Ne vous êtes-vous jamais retrouvé seul, par une nuit où le
ciel dégagé laissait entrevoir d’innombrables étoiles, à contempler ce plafond
d’immensité stellaire, cette toile tissée d’infini qui vous dépasse et vous
domine ? N’avez-vous jamais songé à la froideur de l’espace, à cet océan
de vide, à la fois fascinant et terrifiant par son absence de vie ? C’est
ce que se propose de nous dépeindre Darkspace, ambitieuse et obscure formation
suisse de Black Ambiant, entièrement dédiée à nous offrir un voyage jusqu’aux
recoins les plus énigmatiques de l’univers. Si vous étiez à la recherche de
true Black Metal, passez immédiatement votre chemin, car Darkspace s’affranchit
totalement de ses codes et de ses règles : les guitares sont certes
glaciales et envahissantes, mais l’ambiance n’est franchement pas celle des
montagnes norvégiennes. En effet le brouillard sonore dans lequel nous nous
engouffrons dès « Dark 1.1 » a une texture synthétique, et la saturation poussée à l’extrême ainsi que
la boite à rythmes n’y sont pas étrangers.

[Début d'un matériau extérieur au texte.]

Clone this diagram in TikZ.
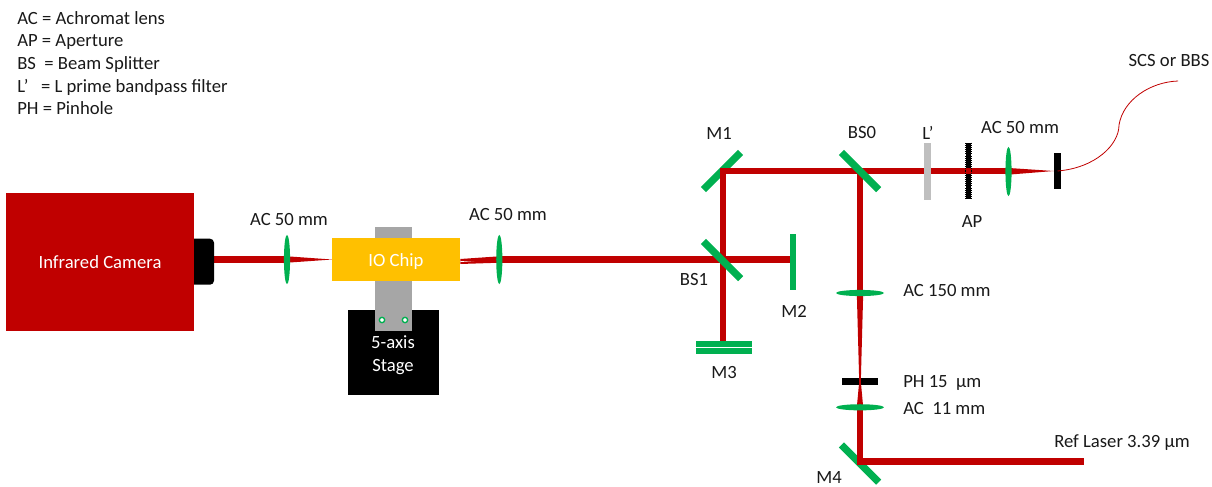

Vous l’aurez compris, l’avant-gardisme est à l’honneur.
Le voyage qui nous est offert est une oscillation entre
croisières dans l’immensité et turbulences spatiales. Darkspace a généralement
tendance à nous noyer dans ses nuées soniques, les riffs s’enchaînent, se
répètent, se complètent, une présence
quasi-continuelle succédant ou précédant parfois des passages d’ambiant plus
classiques (final de « Dark 1.3 »). Par ailleurs, l’impression de
tempête auditive causée par la saturation est altérée par les nombreux
arrangements au clavier, qui donnent une couleur supplémentaire au son, une
dimension plus épique, et parfois plus dramatique : la très jouissive
intro de « Dark 1.2 » ou les (terribles) dernières minutes de
« Dark 1.6 » étant les exemples les plus frappants. Enfin, la
rythmique est plutôt variée, il faudra néanmoins tendre l’oreille pour en
apprécier toute la diversité. Certains passages sont en effet plein
d’originalité, et tranchent totalement avec le Black Metal (l’utilisation de
kicks de Techno dans « Dark 1.4 » et « Dark 1.5 ») ;
pour autant les blasts-beats restent majoritaires (parfois exécutés à une
vitesse inhumaine, le choix de l’électronique : une solution de
facilité ?)
Mais le groupe maîtrise son art et ne s’enferme pas dans la
monotonie, l’usage par exemple de samples de « 2001 L’Odyssée de
L’Espace » de Kubrick (« Dark 1.2 ») pourront rappeler aux
cinéphiles ce chef-d’œuvre, et leur permettront de mieux cerner l’imaginaire de
la formation. Car ne comptez en aucune manière sur la voix pour comprendre même
quelques bribes de paroles ; les cris inhumains se succèdent, à peines
audibles, ultimes râles de désespoir hurlés dans un désert sans oxygène.
Démarche artistique du groupe destinée à renforcer le mystère qui les entoure
déjà, ou à amener l’auditeur à imaginer son propre périple
intergalactique ? Sans doute un peu de chaque… Darkspace nous livre donc
au travers de ce premier album un large aperçu de ses compétences et objectifs
musicaux, une œuvre complexe et unique, qui demandera certainement un temps
d’adaptation avant d’être appréciée à sa juste valeur. Passée cette étape, le
groupe laissera alors son auditeur dans un état de solitude contemplative, rêve
ou cauchemar éveillé, l’éloignant progressivement de la réalité et des hommes,
pour l’emporter vers des astres lointains.